Collective bridge-burning leads, in turn, to the devaluation of universal values in favor of the more esoteric and solidarity-enhancing aspects of Jewish tradition. A particularly ugly expression of this bias toward solidarity at the expense of universal values is the occasional public display of support for reprobates or other moral monsters simply because they are “insiders.”

Finally, as happens in all aristocracies, much of what passes for haredi aristocracy has turned decadent. While there are many worthy scholars in the haredi world, power-brokers prefer to coronate pedigreed fools who validate the biases of insiders and advance their interests. Furthermore, the cloistering of a scholarly caste far from the workaday world infantilizes its denizens: like eternal graduate students, rabbinic elites denigrate the need for commerce, security, and other necessities of civilization simply because these goods seem to them to materialize magically from elsewhere.
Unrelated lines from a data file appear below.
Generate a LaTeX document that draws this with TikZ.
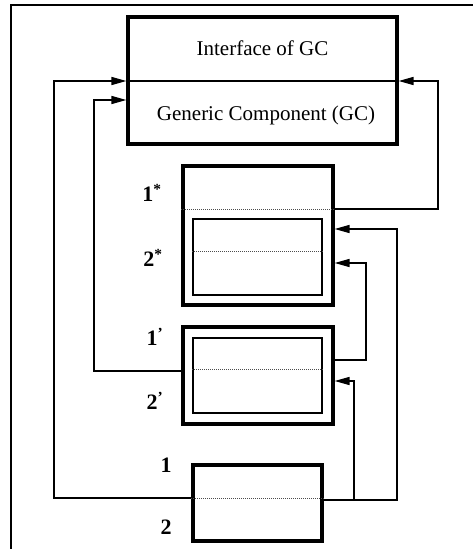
\documentclass[tikz,border=0pt]{standalone}
\usepackage{fontspec}
\setmainfont{Liberation Serif}
\usetikzlibrary{arrows.meta,calc}
\begin{document}
\begin{tikzpicture}[x=1pt,y=-1pt,
  thickbox/.style={draw,line width=3.2pt,inner sep=0pt},
  thinbox/.style={draw,line width=1.8pt,inner sep=0pt},
  conn/.style={line width=1.5pt},
  arr/.style={conn,-{Triangle[length=15pt,width=8pt]}},
  dotl/.style={line width=1pt,densely dotted,black!70},
  lbl/.style={font=\fontsize{22}{22}\selectfont\bfseries,inner sep=0pt},
  txt/.style={font=\fontsize{21}{21}\selectfont,inner sep=0pt}]
\useasboundingbox (0,0) rectangle (473,549);
% frame
\draw[line width=2pt] (11,549) -- (11,5) -- (473,5);
% boxes
\node[thickbox,minimum width=269pt,minimum height=127pt] (gc) at (262.5,80.5) {};
\node[thickbox,minimum width=150pt,minimum height=139pt] (b1s) at (258,235.5) {};
\node[thinbox,minimum width=129pt,minimum height=76pt] (b2s) at (257.5,257) {};
\node[thickbox,minimum width=150pt,minimum height=97pt] (b1p) at (258,375.5) {};
\node[thinbox,minimum width=129pt,minimum height=75pt] (b2p) at (257.5,375.5) {};
\node[thickbox,minimum width=129pt,minimum height=76pt] (b1) at (257.5,503) {};
% texts
\node[txt] (t1) at (262.5,48) {Interface of GC};
\node[txt] (t2) at (266,115) {Generic Component (GC)};
\node[lbl] (l1s) at (152,193) {1\textsuperscript{*}};
\node[lbl] (l2s) at (153,258) {2\textsuperscript{*}};
\node[lbl] (l1p) at (155,337) {1\textsuperscript{’}};
\node[lbl] (l2p) at (155,401) {2\textsuperscript{’}};
\node[lbl] (l1) at (166,465) {1};
\node[lbl] (l2) at (166,527) {2};
% dotted separators
\draw[dotl] (b1s.west |- 0,209) -- (b1s.east |- 0,209);
\draw[dotl] (b2s.west |- 0,251) -- (b2s.east |- 0,251);
\draw[dotl] (b2p.west |- 0,369) -- (b2p.east |- 0,369);
\draw[dotl] (b1.west |- 0,498) -- (b1.east |- 0,498);
% separator inside GC
\draw[conn] (gc.west |- 0,81) -- (gc.east |- 0,81);
% connectors
\coordinate (c1) at (54,81);
\coordinate (c2) at (438,81);
\coordinate (c3) at (94,100);
\coordinate (c4) at (366,263);
\coordinate (c5) at (397,229);
\coordinate (c6) at (354,381);
\draw[arr] (b1.west |- 0,498) -| (c1) -- (gc.west |- c1);
\draw[arr] (b1s.east |- 0,209) -| (c2) -- (gc.east |- c2);
\draw[arr] (b1p.west |- 0,371) -| (c3) -- (gc.west |- c3);
\draw[arr] (b1p.east |- 0,360) -| (c4) -- (b1s.east |- c4);
\draw[arr] (b1.east |- 0,500) -| (c5) -- (b1s.east |- c5);
\draw[arr] (c6 |- 0,500) -- (c6) -- (b1p.east |- c6);
\end{tikzpicture}
\end{document}
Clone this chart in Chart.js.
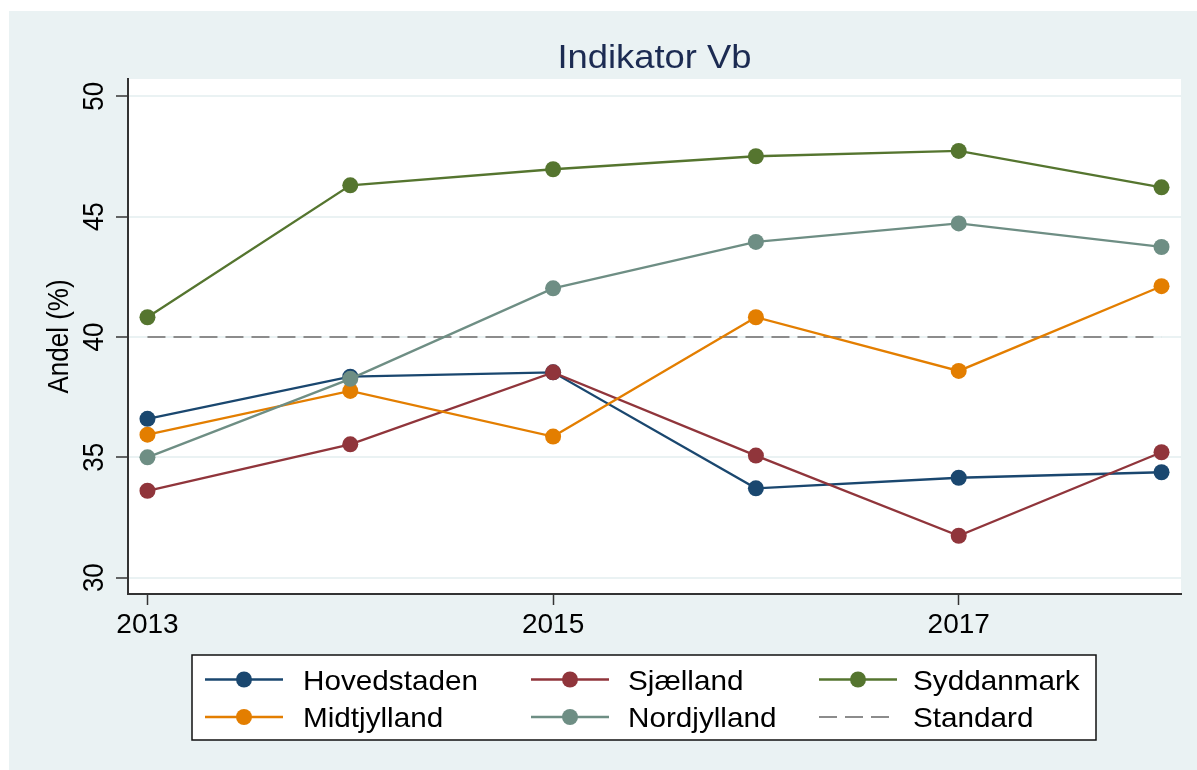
<!DOCTYPE html>
<html>
<head>
<meta charset="utf-8">
<script src="https://cdn.jsdelivr.net/npm/chart.js@4/dist/chart.umd.min.js"></script>
<style>
  html, body { margin: 0; padding: 0; background: #ffffff; }
  #wrap { width: 1197px; height: 770px; }
</style>
</head>
<body>
<div id="wrap"><canvas id="c" width="1197" height="770"></canvas></div>
<script>
const years = [2013, 2014, 2015, 2016, 2017, 2018];
const xTickLabels = [2013, 2015, 2017];
const yTickLabels = [30, 35, 40, 45, 50];

const hovedstaden = [36.6, 38.35, 38.53, 33.71, 34.15, 34.38];
const sjaelland   = [33.61, 35.54, 38.53, 35.07, 31.74, 35.21];
const syddanmark  = [40.82, 46.3, 46.97, 47.51, 47.73, 46.22];
const midtjylland = [35.94, 37.76, 35.86, 40.82, 38.59, 42.11];
const nordjylland = [35.0, 38.26, 42.02, 43.95, 44.72, 43.74];
const standard    = [40, 40, 40, 40, 40, 40];

const seriesNames = ['Hovedstaden', 'Sjælland', 'Syddanmark', 'Midtjylland', 'Nordjylland', 'Standard'];
const seriesColors = ['#1a476f', '#90353b', '#55752f', '#e37e00', '#6e8e84', '#8c8c8c'];
const chartTitle = 'Indikator Vb';
const yAxisTitle = 'Andel (%)';

const FONT = '"Liberation Sans", Arial, Helvetica, sans-serif';
const toPts = arr => years.map((x, i) => ({ x: x, y: arr[i] }));

function lineDS(name, arr, color, order) {
  return {
    label: name, data: toPts(arr), borderColor: color, backgroundColor: color,
    borderWidth: 2.3, pointRadius: 8, pointHoverRadius: 8, pointBorderWidth: 0,
    pointBackgroundColor: color, tension: 0, order: order
  };
}

const datasets = [
  lineDS(seriesNames[0], hovedstaden, seriesColors[0], 5),
  lineDS(seriesNames[1], sjaelland, seriesColors[1], 4),
  lineDS(seriesNames[2], syddanmark, seriesColors[2], 3),
  lineDS(seriesNames[3], midtjylland, seriesColors[3], 2),
  lineDS(seriesNames[4], nordjylland, seriesColors[4], 1),
  {
    label: seriesNames[5], data: toPts(standard), borderColor: seriesColors[5],
    borderWidth: 2, borderDash: [18, 8], pointRadius: 0, pointHoverRadius: 0, order: 10
  }
];

const bgPlugin = {
  id: 'bgPlugin',
  beforeDraw(chart) {
    const ctx = chart.ctx, a = chart.chartArea;
    ctx.save();
    ctx.fillStyle = '#ffffff';
    ctx.fillRect(0, 0, chart.width, chart.height);
    ctx.fillStyle = '#eaf2f3';
    ctx.fillRect(9, 11, chart.width - 9, chart.height - 11);
    ctx.fillStyle = '#ffffff';
    ctx.fillRect(a.left, a.top, a.right - a.left, a.bottom - a.top);
    ctx.restore();
  }
};

const textPlugin = {
  id: 'textPlugin',
  afterDraw(chart) {
    const ctx = chart.ctx, ys = chart.scales.y, a = chart.chartArea;
    ctx.save();
    // title, centred over the plot region
    ctx.fillStyle = '#1c2b52';
    ctx.font = '34px ' + FONT;
    ctx.textAlign = 'center';
    ctx.textBaseline = 'alphabetic';
    ctx.save();
    ctx.translate((a.left + a.right) / 2, 68);
    ctx.scale(1.07, 1);
    ctx.fillText(chartTitle, 0, 0);
    ctx.restore();
    // y axis title
    ctx.fillStyle = '#000000';
    ctx.font = '26px ' + FONT;
    ctx.save();
    ctx.translate(68, (a.top + a.bottom) / 2);
    ctx.rotate(-Math.PI / 2);
    ctx.scale(1, 1.1);
    ctx.fillText(yAxisTitle, 0, 0);
    ctx.restore();
    // y tick labels
    ys.ticks.forEach(t => {
      const py = ys.getPixelForValue(t.value);
      ctx.save();
      ctx.translate(103, py);
      ctx.rotate(-Math.PI / 2);
      ctx.scale(1, 1.12);
      ctx.fillText(String(t.value), 0, 0);
      ctx.restore();
    });
    ctx.restore();
  }
};

const legendPlugin = {
  id: 'boxLegend',
  afterDraw(chart) {
    const ctx = chart.ctx;
    const bx = 192, by = 655, bw = 904, bh = 85;
    ctx.save();
    ctx.fillStyle = '#ffffff';
    ctx.fillRect(bx, by, bw, bh);
    ctx.strokeStyle = '#111111';
    ctx.lineWidth = 1.5;
    ctx.strokeRect(bx, by, bw, bh);
    const colX = [205, 531, 819];
    const rowY = [679.5, 717];
    const textOff = [98, 97, 94];
    chart.data.datasets.forEach((ds, i) => {
      const cx = colX[i % 3], cy = rowY[Math.floor(i / 3)];
      ctx.strokeStyle = ds.borderColor;
      ctx.lineWidth = ds.borderWidth;
      ctx.setLineDash(ds.borderDash || []);
      ctx.beginPath();
      ctx.moveTo(cx, cy);
      ctx.lineTo(cx + 78, cy);
      ctx.stroke();
      ctx.setLineDash([]);
      if (ds.pointRadius > 0) {
        ctx.fillStyle = ds.borderColor;
        ctx.beginPath();
        ctx.arc(cx + 39, cy, 8, 0, Math.PI * 2);
        ctx.fill();
      }
      ctx.fillStyle = '#000000';
      ctx.font = '28px ' + FONT;
      ctx.textAlign = 'left';
      ctx.textBaseline = 'alphabetic';
      ctx.save();
      ctx.translate(cx + textOff[i % 3], cy + 10);
      ctx.scale(1.06, 1);
      ctx.fillText(ds.label, 0, 0);
      ctx.restore();
    });
    ctx.restore();
  }
};

new Chart(document.getElementById('c'), {
  type: 'line',
  data: { datasets: datasets },
  plugins: [bgPlugin, textPlugin, legendPlugin],
  options: {
    responsive: false,
    animation: false,
    layout: { padding: { left: 0, right: 16, top: 79, bottom: 0 } },
    plugins: {
      legend: { display: false },
      tooltip: { enabled: false },
      title: { display: false }
    },
    scales: {
      x: {
        type: 'linear', min: 2012.904, max: 2018.096,
        afterBuildTicks: s => { s.ticks = xTickLabels.map(v => ({ value: v })); },
        afterFit: s => { s.height = 176; },
        grid: { drawOnChartArea: false, drawTicks: true, tickLength: 11, tickColor: '#333333', tickWidth: 1.5 },
        border: { color: '#333333', width: 2 },
        ticks: {
          color: '#000000', font: { family: FONT, size: 28 }, padding: 3,
          maxRotation: 0, minRotation: 0, autoSkip: false,
          callback: v => String(v)
        }
      },
      y: {
        min: 29.32, max: 50.72,
        afterBuildTicks: s => { s.ticks = yTickLabels.map(v => ({ value: v })); },
        afterFit: s => { s.width = 128; },
        grid: { color: '#eaf2f3', lineWidth: 2, drawTicks: true, tickLength: 12, tickColor: '#333333', tickWidth: 1.5 },
        border: { color: '#333333', width: 2 },
        ticks: { display: false },
        title: { display: false }
      }
    }
  }
});
</script>
</body>
</html>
It is perhaps comforting to believe that these problems might be solved through subtle changes in state welfare policy, more persuasive ideological arguments, or, as Aharon Ariel Lavi suggests, the healthily subversive influence of baalei teshuva. With him, I certainly hope that haredim find the means to stem the damage done by excessive institutional segregation.

Unfortunately, though, a more likely scenario is the one described by the economist Timur Kuran in his classic book Private Truths, Public Lies. When a society collectively professes implausible beliefs and preferences, as Israel’s haredi society increasingly does, but individual members of that society privately question many of those beliefs and preferences, as many haredim do, a small and usually unanticipated catalyst can set off a cascade effect of defection as each individual is surprised to discover that others share his skepticism.

I do not relish the prospect of such a revolution precisely because, at bottom, haredim are right about the sacrifices required to preserve tradition, and have proved ready to make them. But I fear this revolution is fast upon us.